Relative bits of security of slower functions

Leaving memory-hardness assumptions aside, some slow hash functions are iterated salted hash-chain versions of regular cryptographic hashes. This is usually defined by a round parameter i.e., in PBKDF2. Is there any cryptography paper that addresses security-bits definition based on the factor of rounds of linear successive invocations (not parallel) for one output computation?

I.e., a concrete example: is breaking a pre-image of sha3(fresh_salt, input_value) easier than sha3(sha3(sha3(sha3(fresh_salt, input_value)))) for some low entropy input_value (i.e., 64bits), and if yes does the latter offer 2-bits of extra security because the relative effort required by the attacker is 4 times more? Any research paper that discusses that (relative adversarial effort required between independent or linearly-dependent functions vs. pragmatic bits of offered security)?

• This question is similar to Security implications of slow-by-design hashes on relative security vs. hash size, but I'm mostly interested in a security proof related answer.

There have been refined notions of what it means for a protocol to have $\lambda$-bits of security. The best-known one is probably the Micciancio-Walter On the Bit Security of Cryptographic Primitives.

The notion of bit security there is different whether one is working with a

• decision game, where it is $\min_A\log_2 \frac{T(A)}{(\mathsf{adv}^A)^2}$, i.e. scales quadratically with the adversarial advantage, or

• search game, where it is $\min_A \log_2 \frac{T(A)}{\mathsf{adv}^A}$, i.e. scales linearly with the adversarial advantage.
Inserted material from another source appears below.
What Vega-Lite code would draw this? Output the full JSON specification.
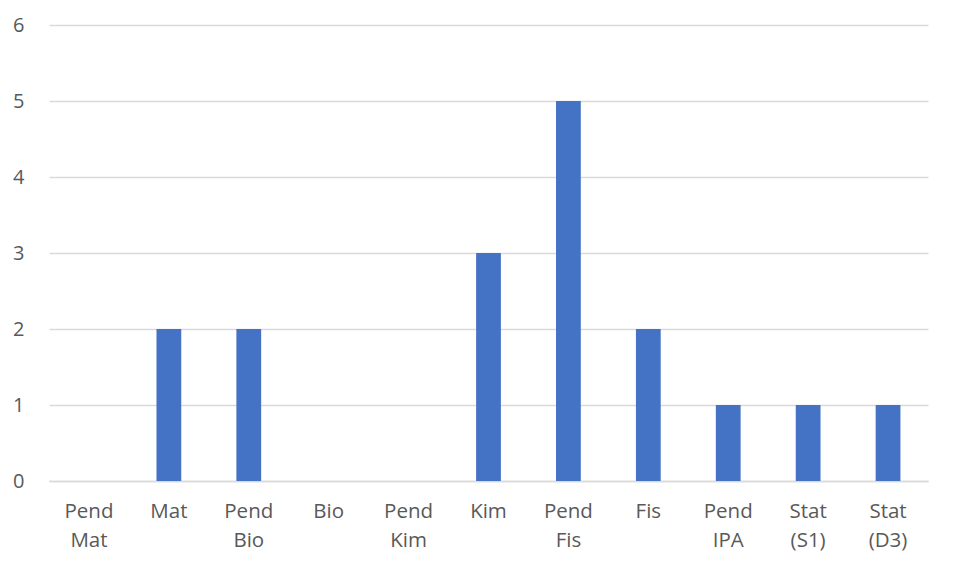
{
  "$schema": "https://vega.github.io/schema/vega-lite/v6.json",
  "width": 879,
  "height": 456,
  "autosize": {"type": "none"},
  "padding": {"left": 49, "top": 25, "right": 33, "bottom": 99},
  "background": "white",
  "data": {
    "values": [
      {"cat": "Pend Mat", "value": 0},
      {"cat": "Mat", "value": 2},
      {"cat": "Pend Bio", "value": 2},
      {"cat": "Bio", "value": 0},
      {"cat": "Pend Kim", "value": 0},
      {"cat": "Kim", "value": 3},
      {"cat": "Pend Fis", "value": 5},
      {"cat": "Fis", "value": 2},
      {"cat": "Pend IPA", "value": 1},
      {"cat": "Stat (S1)", "value": 1},
      {"cat": "Stat (D3)", "value": 1}
    ]
  },
  "mark": {"type": "bar", "color": "#4472C4"},
  "encoding": {
    "x": {
      "field": "cat",
      "type": "nominal",
      "sort": null,
      "scale": {"paddingInner": 0.69, "paddingOuter": 0.345},
      "axis": {
        "title": null,
        "labelAngle": 0,
        "labelExpr": "split(datum.label, ' ')",
        "labelFont": "Open Sans",
        "labelFontSize": 20.5,
        "labelColor": "#595959",
        "labelLineHeight": 29,
        "labelPadding": 20,
        "labelBaseline": "top",
        "ticks": false,
        "domainColor": "#d9d9d9",
        "domainWidth": 1.5,
        "grid": false
      }
    },
    "y": {
      "field": "value",
      "type": "quantitative",
      "scale": {"domain": [0, 6]},
      "axis": {
        "title": null,
        "values": [0, 1, 2, 3, 4, 5, 6],
        "labelOverlap": false,
        "labelFont": "Open Sans",
        "labelFontSize": 20,
        "labelColor": "#595959",
        "labelPadding": 25,
        "ticks": false,
        "domain": false,
        "gridColor": "#d9d9d9",
        "gridWidth": 1.5
      }
    }
  },
  "config": {"view": {"stroke": null}}
}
The $\min_A$ is minimizing over all adversaries attacking a primitive, and $T(A)$ is the running time of $A$. Note that advantage for search/decision games are defined differently (for search games, it is roughly the success probability, for decision games, it is $2\delta-1$, where $\delta$ is the success probability).

Anyway, in this framework you could try to prove something like

If $H(\cdot)$ is a hash function that is $\kappa$-bit pre-image resistant, then $H^{\circ k}(\cdot)$, the $k$-fold composition of $H$, is $(\log_2(k) + \kappa)$-bit pre-image resistant.

The proof roughly go as follows

1. Start with $\min_A \log_2 \frac{T(A)}{\mathsf{adv}_H^A}\geq \kappa$, where $\mathsf{adv}^A_H$ is the advantage of $A$ in a game defining pre-image resistance.

2. Establish some sort of advantage bound $\mathsf{adv}_{H^{\circ k}}^A \leq \mathsf{adv}_H^A$, keeping track of the running time of the new adversary $B$ one (implicitly) constructs as part of this. For simplicity, assume that $\mathsf{adv}_{H^{\circ k}}^B \leq \mathsf{adv}_H^A$, and $T(B) = kT(A)$ --- it is not clear to me this is true, but I think this assumption is implicit in your question.

3. Then, we have that $\min_B \frac{T(B)}{\mathsf{adv}_{H^{\circ k}}^B} \geq \min_A\frac{kT(A)}{\mathsf{adv}_{H}^A} = \log_2 k + \kappa$.

As #2 above points out, this really reduces to showing a (traditional) advantage bound of the form.

For any adversary $B$ against $SHA3^{\circ k}$, there is an adversary $A$ against $SHA3$ with

• $T(B) = kT(A)$, and
• $\mathsf{adv}^B_{SHA3^{\circ k}} \leq \mathsf{adv}^A_{SHA3}$.

This is to say that the MW framework allows one to discuss how much the higher running time of $B$ impacts security (which is your question), but one still needs to prove an advantage bound though.

A few thoughts on this, not really sure if I my answer will cover you and probably it has flaws.

First a few things about security. When we say that an cryptographic scheme has $λ$ bits of security what we usually mean is that the only way to break it is to brute force the trapdoor information and so to try $2^λ$ combinations. Of course we are not considering any other type of attacks, side channel attacks etc. Afterwards we consider an adversary model e.g. computationally bounded. And if we prove that the scheme is secure against this adversary then we say it has $λ$ bits of security.

Since you are referring to theoretical security the answer is no. It would probably be yes if you were referring to quantitative security. I will try to offer a very intuitive counter example.

Instead of considering a hash function consider Textbook RSA with proper padding for example. Let's define its security only in terms of semantic security. So it is secure, and thus we say it has $1^λ$ bits of security, if for any $PPT$ adversary (on the security parameter) any pair of same length messages $m_1, m_2$, their corespoding ciphertexts are computationally indistinguishable. If RSA assumption holds, we know RSA is semantically secure.

Now consider a new scheme where $c=Enc_k(Enc_k(x))$. If the last encryption scheme was more secure than the first one, this would mean that the adversary would be able to achieve non-negligible advantage in a game where it is given two ciphertexts each one encrypted with the two schemes, e.g. the distributions would need to be non-negligibly close. From the RSA assumption this cannot be the case.